Children’s rights in education
By understanding your rights, you will know what to expect from your child’s education and what you can do to support your child’s learning.
What laws protect your child’s rights in education?
The main law that protects these rights is the Disability Discrimination Act (1992). It requires that schools and education providers comply with the Disability Standards for Education (2005).
What are the Disability Standards for Education?
The Standards set out the legal obligations of schools and education providers to ensure that students with disability do not experience discrimination and can participate on the same basis as other students.
Enrolment and participation
Students with disability have the right to enrol in a school on the same basis as students without disability. Schools cannot discriminate against students with disability.
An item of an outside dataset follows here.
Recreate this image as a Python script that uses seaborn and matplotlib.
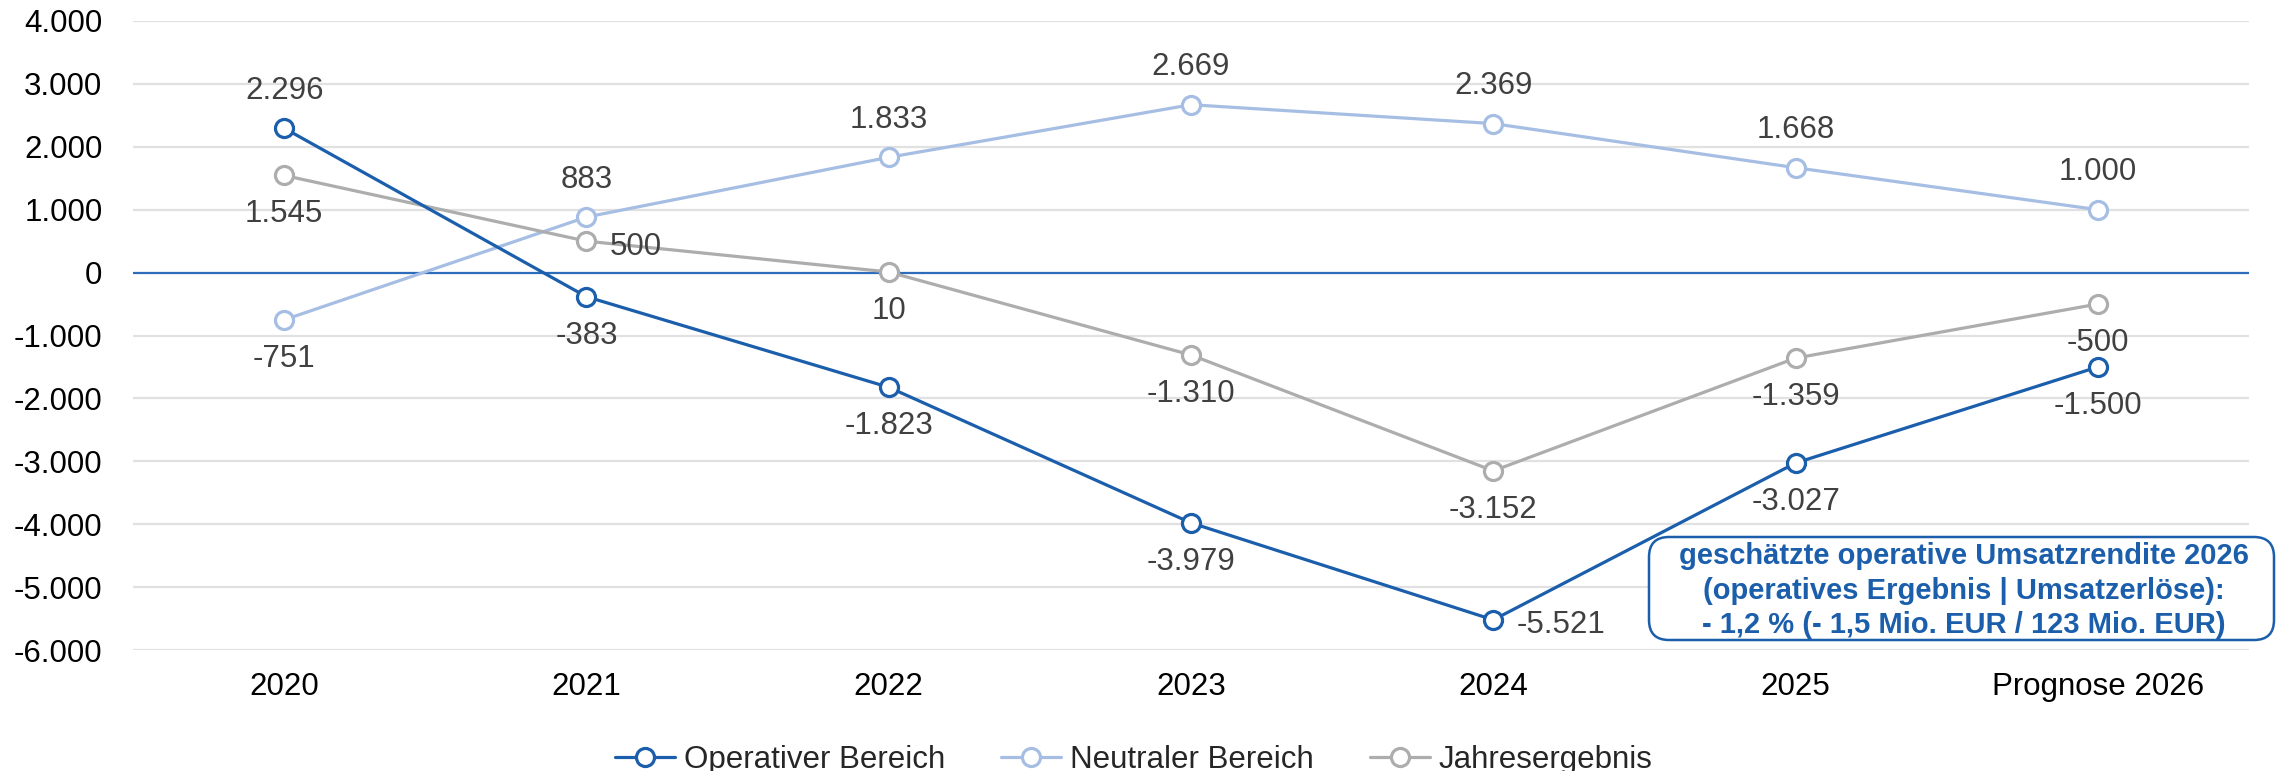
import matplotlib
matplotlib.use("Agg")
import matplotlib.pyplot as plt
import matplotlib.transforms as mtrans
from matplotlib.patches import FancyBboxPatch
import seaborn as sns
import pandas as pd

categories = ["2020", "2021", "2022", "2023", "2024", "2025", "Prognose 2026"]
operativ = [2296, -383, -1823, -3979, -5521, -3027, -1500]
neutral = [-751, 883, 1833, 2669, 2369, 1668, 1000]
jahres = [1545, 500, 10, -1310, -3152, -1359, -500]
series_names = ["Operativer Bereich", "Neutraler Bereich", "Jahresergebnis"]
y_ticks = [4000, 3000, 2000, 1000, 0, -1000, -2000, -3000, -4000, -5000, -6000]

# label placement per point (style only)
pos_operativ = ["above", "below", "below", "below", "right", "below", "below"]
pos_neutral = ["below", "above", "above", "above", "above", "above", "above"]
pos_jahres = ["below", "right", "below", "below", "below", "below", "below"]

box_lines = [
    "geschätzte operative Umsatzrendite 2026",
    "(operatives Ergebnis | Umsatzerlöse):",
    "- 1,2 % (- 1,5 Mio. EUR / 123 Mio. EUR)",
]

C_OP = "#1B5EAB"
C_NE = "#A6BEE3"
C_JA = "#ADADAD"
C_ZERO = "#2C6CBA"
C_GRID = "#E1E1E1"
C_LABEL = "#404040"
FS = 22.5

sns.set_theme(style="white")
plt.rcParams["font.family"] = ["Liberation Sans", "DejaVu Sans"]

fig = plt.figure(figsize=(22.77, 7.71), dpi=100)
ax = fig.add_axes([133 / 2277, 1 - 650 / 771, (2249 - 133) / 2277, (650 - 21) / 771])

def fmt(v):
    s = f"{abs(v):,.0f}".replace(",", ".")
    return ("-" if v < 0 else "") + s

for yv in y_ticks:
    if yv != 0:
        ax.axhline(yv, color=C_GRID, lw=1.6, zorder=0)
ax.axhline(0, color=C_ZERO, lw=1.6, zorder=1)

datasets = [(operativ, C_OP, pos_operativ, 5), (neutral, C_NE, pos_neutral, 3), (jahres, C_JA, pos_jahres, 4)]
for name, (vals, col, poss, z) in zip(series_names, datasets):
    df = pd.DataFrame({"x": list(range(len(categories))), "y": vals})
    sns.lineplot(data=df, x="x", y="y", ax=ax, color=col, lw=2.3, marker="o",
                 markersize=13, markerfacecolor="white", markeredgecolor=col,
                 markeredgewidth=2.3, label=name, zorder=z, sort=False)
    for i, (v, p) in enumerate(zip(vals, poss)):
        if p == "above":
            ax.annotate(fmt(v), (i, v), xytext=(0, 27), textcoords="offset points",
                        ha="center", va="center", fontsize=FS, color=C_LABEL, zorder=6)
        elif p == "below":
            ax.annotate(fmt(v), (i, v), xytext=(0, -28), textcoords="offset points",
                        ha="center", va="center", fontsize=FS, color=C_LABEL, zorder=6)
        else:
            ax.annotate(fmt(v), (i, v), xytext=(17, -4), textcoords="offset points",
                        ha="left", va="center", fontsize=FS, color=C_LABEL, zorder=6)

ax.set_xlim(-0.5, len(categories) - 0.5)
ax.set_ylim(-6000, 4000)
ax.set_xticks(range(len(categories)))
ax.set_xticklabels(categories, fontsize=FS, color="black")
ax.set_yticks(y_ticks)
ax.set_yticklabels([fmt(v) for v in y_ticks], fontsize=FS, color="black")
ax.tick_params(axis="y", length=0, pad=22)
ax.tick_params(axis="x", length=0, pad=16)
ax.set_xlabel("")
ax.set_ylabel("")
for s in ax.spines.values():
    s.set_visible(False)

handles, labels = ax.get_legend_handles_labels()
if ax.legend_:
    ax.legend_.remove()
fig.legend(handles, labels, loc="center", bbox_to_anchor=(0.498, 1 - 760 / 771),
           ncol=3, frameon=False, fontsize=FS, handlelength=1.9, handletextpad=0.3,
           columnspacing=1.8)

# annotation box (pixel coordinates)
box = FancyBboxPatch((1649, 771 - 640), 2274 - 1649, 640 - 537,
                     boxstyle="round,pad=0,rounding_size=20",
                     transform=mtrans.IdentityTransform(), facecolor="white",
                     edgecolor=C_OP, lw=1.8, zorder=10)
fig.add_artist(box)
for line, yc in zip(box_lines, [556, 591, 625]):
    fig.text(1964 / 2277, 1 - yc / 771, line, ha="center", va="center",
             fontsize=21, fontweight="bold", color=C_OP, zorder=11)

fig.savefig("out.png", dpi=100)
Students with disability have the right to participate in educational courses or programs, and use educational services and facilities, on the same basis as students without disability.
What are reasonable adjustments?
Schools and education providers must make reasonable adjustments so that students with disability can participate on the same basis as other students. This can include making changes to the curriculum and programs, teaching approaches, the classroom, or accessing support services. For an adjustment to be reasonable it has to be fair to everyone involved.
Who do the Standards apply to?
The Standards apply to all students with disability regardless of whether they receive additional funded support. The Standards apply to all types of types of schools and settings, levels of education (from early childhood to adult education), and learning activities (including excursions and school sport).
What does this mean for schools and education providers?
Schools and education providers must ask students and families about their needs, make changes that are fair to everyone, and ensure that students are treated fairly and with respect.